At some universities, part of the reason for the Parishad’s retreat is simply that even in student politics in the states, regional groups and individual candidates have more influence.

“Here, even independent candidates are typically backed by some group and do well,” said Chaudhry Chandan Singh. “If a student contests as a group’s candidate, only that party’s supporters vote for them. But if they run independently, they stand to gain others’ votes as well.” This, in part, explains the large number of independents wresting posts from party-backed groups in state universities.

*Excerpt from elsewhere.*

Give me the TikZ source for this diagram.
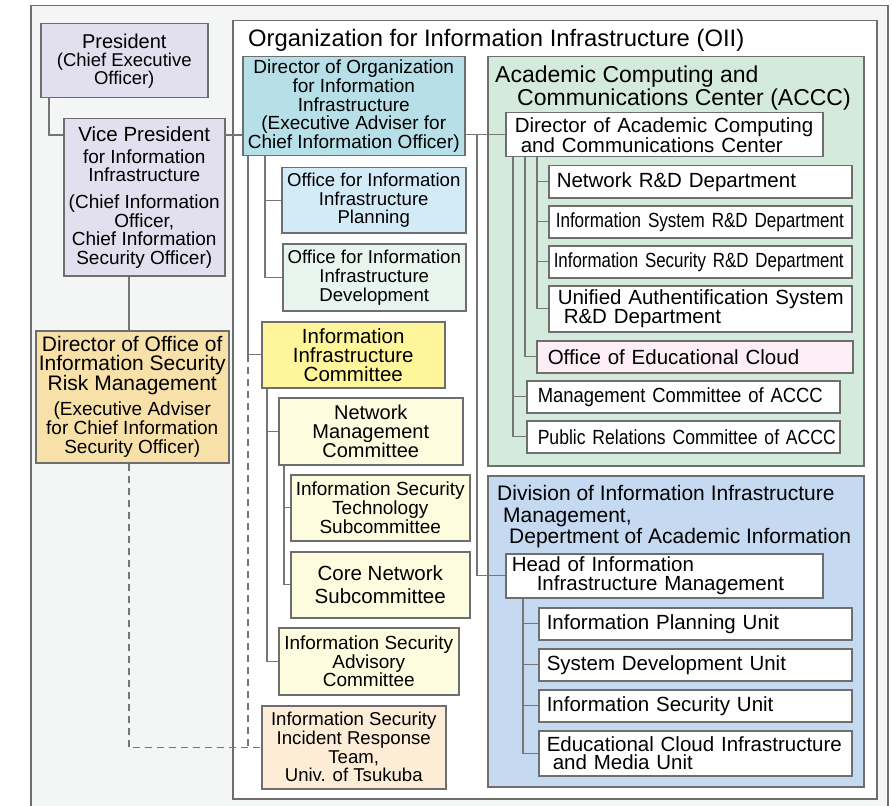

Gorakhpur’s Aman Yadav started as independent but was co-opted early into his tenure by Samajwadi Chhatra Sabha. Pawan Yadav won at the Rajasthan University as an independent but, as Saket Bahuguna said, he had been a member of the Parishad for years. So, he does not necessarily represent a different politics.

At Gauhati University, the bulk of the seats went to the All Assam Students Union.

In Delhi, however, independent candidates stand little chance because established organisations prefer fielding their own nominees, even if in alliance with other groups. At Jawaharlal Nehru University, for example, the national Left groups stunned by the Parishad winning a post in 2015, set aside their bickering temporarily to contest as Left Unity from 2016. By sharing seats, they consolidated the vote against the Parishad.

Not alarming

Still, losses for the Parishad at major universities are disappointing but not alarming. “Of course Rajasthan University is important for us, but there are universities outside too,” Bahuguna explained. “In Allahabad, a former karyakarta [or worker] came second in the president’s post. This points to organisational infighting as the biggest reason for loss. It does not show that the youth is turning away from us.” He also pointed out that his group recently took one of the two elected union seats at MS University in Baroda – the group’s first in four years.